Уилл смотрел на тело, пока холодная влага заливала его лицо, пока Джек кричал остальным «убирайтесь вон», пока время не перестало существовать. Полоса за полосой, неровный свет стирал очертания и звуки: осталось лишь место, в котором господствует смерть. Грэм потёр переносицу, почесал затылок — пальцы кольнуло холодом — и надел мотоциклетный шлем. Человек впереди выглядел размытым черным пятном, он двигался вызывающе медленно. Пространство вокруг — косые линии снега, приглушенные огни заправки, дыхание ветра — перешли в режим слоу-мо, и Уилл — тоже. Он нажал на педаль кикстартера, повернул ключ зажигания и мягко дернул ручку газа. Вместе с резкими звуками вернулось время и движение.

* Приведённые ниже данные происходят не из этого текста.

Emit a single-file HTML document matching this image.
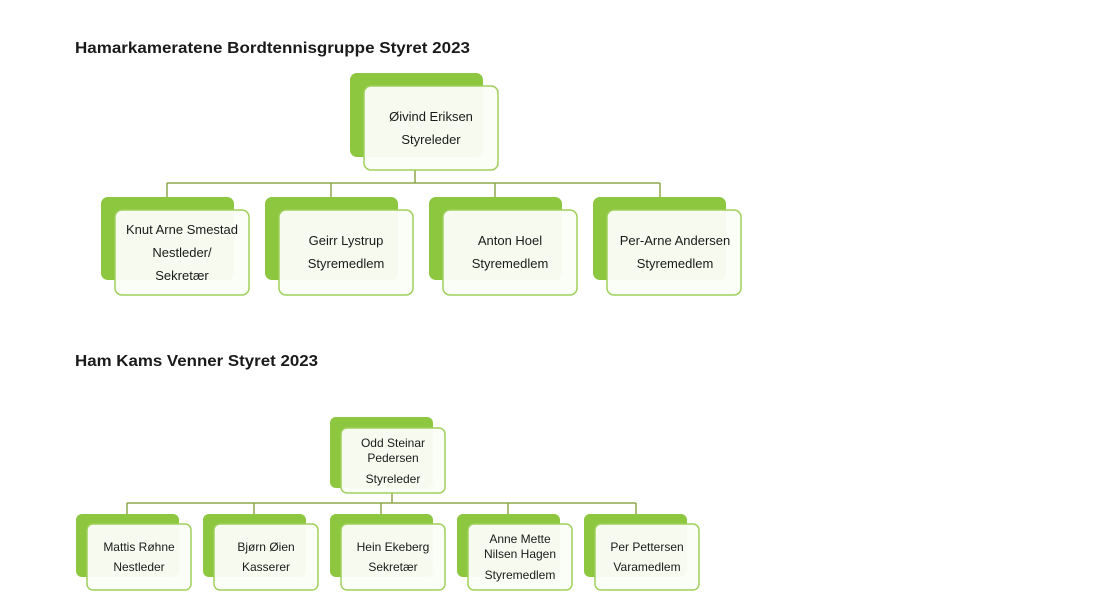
<!DOCTYPE html>
<html><head><meta charset="utf-8"><style>
html,body{margin:0;padding:0;background:#fff;}
svg{display:block;}
text{font-family:"Liberation Sans",sans-serif;fill:#1a1a1a;}
</style></head><body>
<svg width="1100" height="597" viewBox="0 0 1100 597" xmlns="http://www.w3.org/2000/svg">
<text x="75" y="53" font-size="16" font-weight="bold" textLength="395" lengthAdjust="spacingAndGlyphs">Hamarkameratene Bordtennisgruppe Styret 2023</text>
<text x="75" y="366" font-size="16" font-weight="bold" textLength="243" lengthAdjust="spacingAndGlyphs">Ham Kams Venner Styret 2023</text>

<g stroke="#8fa748" stroke-width="1.5" fill="none">
<path d="M415 170V183M167 183H660M167 183V197M331 183V197M495 183V197M660 183V197"/>
<path d="M392 493V503M127 503H636M127 503V514M254 503V514M381 503V514M508 503V514M636 503V514"/>
</g>

<g>
<!-- chart 1 -->
<rect x="350" y="73" width="133" height="84" rx="7" fill="#8dc63f"/>
<rect x="364" y="86" width="134" height="84" rx="7" fill="#fbfdf7" fill-opacity="0.96" stroke="#9fd05c" stroke-width="1.5"/>
<g font-size="13" text-anchor="middle">
<text x="431" y="121">Øivind Eriksen</text><text x="431" y="144">Styreleder</text>
</g>
<g id="c1">
<rect x="101" y="197" width="133" height="83" rx="7" fill="#8dc63f"/>
<rect x="115" y="210" width="134" height="85" rx="7" fill="#fbfdf7" fill-opacity="0.96" stroke="#9fd05c" stroke-width="1.5"/>
<rect x="265" y="197" width="133" height="83" rx="7" fill="#8dc63f"/>
<rect x="279" y="210" width="134" height="85" rx="7" fill="#fbfdf7" fill-opacity="0.96" stroke="#9fd05c" stroke-width="1.5"/>
<rect x="429" y="197" width="133" height="83" rx="7" fill="#8dc63f"/>
<rect x="443" y="210" width="134" height="85" rx="7" fill="#fbfdf7" fill-opacity="0.96" stroke="#9fd05c" stroke-width="1.5"/>
<rect x="593" y="197" width="133" height="83" rx="7" fill="#8dc63f"/>
<rect x="607" y="210" width="134" height="85" rx="7" fill="#fbfdf7" fill-opacity="0.96" stroke="#9fd05c" stroke-width="1.5"/>
</g>
<g font-size="13" text-anchor="middle">
<text x="182" y="234">Knut Arne Smestad</text><text x="182" y="257">Nestleder/</text><text x="182" y="280">Sekretær</text>
<text x="346" y="245">Geirr Lystrup</text><text x="346" y="268">Styremedlem</text>
<text x="510" y="245">Anton Hoel</text><text x="510" y="268">Styremedlem</text>
<text x="675" y="245">Per-Arne Andersen</text><text x="675" y="268">Styremedlem</text>
</g>

<!-- chart 2 -->
<rect x="330" y="417" width="103" height="71" rx="6" fill="#8dc63f"/>
<rect x="341" y="428" width="104" height="65" rx="6" fill="#fbfdf7" fill-opacity="0.96" stroke="#9fd05c" stroke-width="1.5"/>
<g font-size="12" text-anchor="middle">
<text x="393" y="447">Odd Steinar</text><text x="393" y="462">Pedersen</text><text x="393" y="483">Styreleder</text>
</g>
<rect x="76" y="514" width="103" height="63" rx="6" fill="#8dc63f"/>
<rect x="87" y="524" width="104" height="66" rx="6" fill="#fbfdf7" fill-opacity="0.96" stroke="#9fd05c" stroke-width="1.5"/>
<rect x="203" y="514" width="103" height="63" rx="6" fill="#8dc63f"/>
<rect x="214" y="524" width="104" height="66" rx="6" fill="#fbfdf7" fill-opacity="0.96" stroke="#9fd05c" stroke-width="1.5"/>
<rect x="330" y="514" width="103" height="63" rx="6" fill="#8dc63f"/>
<rect x="341" y="524" width="104" height="66" rx="6" fill="#fbfdf7" fill-opacity="0.96" stroke="#9fd05c" stroke-width="1.5"/>
<rect x="457" y="514" width="103" height="63" rx="6" fill="#8dc63f"/>
<rect x="468" y="524" width="104" height="66" rx="6" fill="#fbfdf7" fill-opacity="0.96" stroke="#9fd05c" stroke-width="1.5"/>
<rect x="584" y="514" width="103" height="63" rx="6" fill="#8dc63f"/>
<rect x="595" y="524" width="104" height="66" rx="6" fill="#fbfdf7" fill-opacity="0.96" stroke="#9fd05c" stroke-width="1.5"/>
<g font-size="12" text-anchor="middle">
<text x="139" y="551">Mattis Røhne</text><text x="139" y="571">Nestleder</text>
<text x="266" y="551">Bjørn Øien</text><text x="266" y="571">Kasserer</text>
<text x="393" y="551">Hein Ekeberg</text><text x="393" y="571">Sekretær</text>
<text x="520" y="543">Anne Mette</text><text x="520" y="558">Nilsen Hagen</text><text x="520" y="579">Styremedlem</text>
<text x="647" y="551">Per Pettersen</text><text x="647" y="571">Varamedlem</text>
</g>
</g>
</svg>
</body></html>
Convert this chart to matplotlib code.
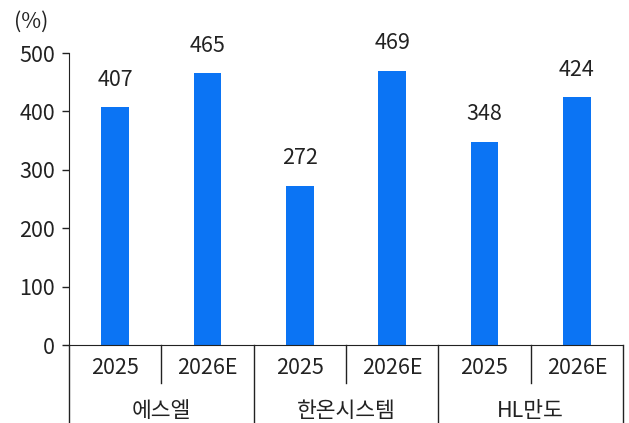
import matplotlib
matplotlib.use("Agg")
import matplotlib.pyplot as plt
from matplotlib.transforms import blended_transform_factory

plt.rcParams['font.family'] = ['Noto Sans CJK KR', 'DejaVu Sans']
plt.rcParams['font.weight'] = 'light'

companies = ["에스엘", "한온시스템", "HL만도"]
years = ["2025", "2026E"]
values = [407, 465, 272, 469, 348, 424]

fs = 15.5
txt = '#222222'

fig = plt.figure(figsize=(6.29, 4.23), dpi=100)
ax = fig.add_axes([69 / 629, 78 / 423, 554 / 629, 292 / 423])

x = [i + 0.5 for i in range(len(values))]
ax.bar(x, values, width=0.3, color='#0B74F4')
for xi, v in zip(x, values):
    ax.annotate(str(v), (xi, v), xytext=(0, 12), textcoords='offset points',
                ha='center', va='bottom', fontsize=fs, color=txt)

ax.set_xlim(0, 6)
ax.set_ylim(0, 500)
ax.set_yticks(range(0, 501, 100))
ax.tick_params(axis='y', labelsize=fs, length=5, width=1, colors=txt, pad=5)
ax.set_xticks([])
for s in ['top', 'right']:
    ax.spines[s].set_visible(False)
ax.spines['left'].set_color(txt)
ax.spines['bottom'].set_color(txt)

tr = blended_transform_factory(ax.transData, ax.transAxes)
for i in range(len(values)):
    ax.text(i + 0.5, -0.078, years[i % 2], transform=tr, ha='center', va='center',
            fontsize=fs, color=txt)
for g, name in enumerate(companies):
    ax.text(2 * g + 1, -0.225, name, transform=tr, ha='center', va='center',
            fontsize=fs, color=txt)

for b in range(7):
    low = -0.27 if b % 2 == 0 else -0.13
    ax.plot([b, b], [0, low], transform=tr, color=txt, lw=1, clip_on=False)

fig.text(14 / 629, 1 - 22 / 423, "(%)", ha='left', va='center', fontsize=fs, color=txt)

fig.savefig("out.png", dpi=100)
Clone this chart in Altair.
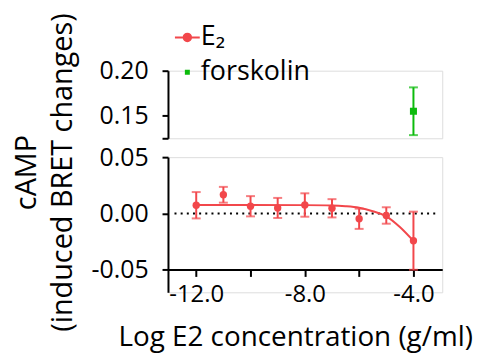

Парень замер, в его глазах блестел ужас, неверие, а больше ничего. Смерть настигла его не сразу: сначала ноги, затем живот. Держать управление — тяжело. Уилл петлял вокруг окровавленного тела, пока луна, промелькнувшая в дождливой тьме не уверила: парень мертв. Он заглушил мотор, подошел к телу — мешанину костей и мяса нельзя было назвать человеком — и опустился на колени, в липкую грязь. Кровь, везде кровь. Уилл выпачкал в ней руки, лихорадочно провел ладонью по асфальту. Сердце дрожало в груди, шлем не давал дышать. Времени нет. Он должен успеть, должен сказать…

— Уилл! Ты слышишь меня? Уилл?! — вокруг бушует утро и непогода. Джек держит его за лацкан пальто — грубые руки на мягкой ткани — и кричит. Ветер уносит слова, оставляя лишь голос — неприятный и гулкий. — Журналисты здесь, вставай. Нам не нужны лишние сплетни.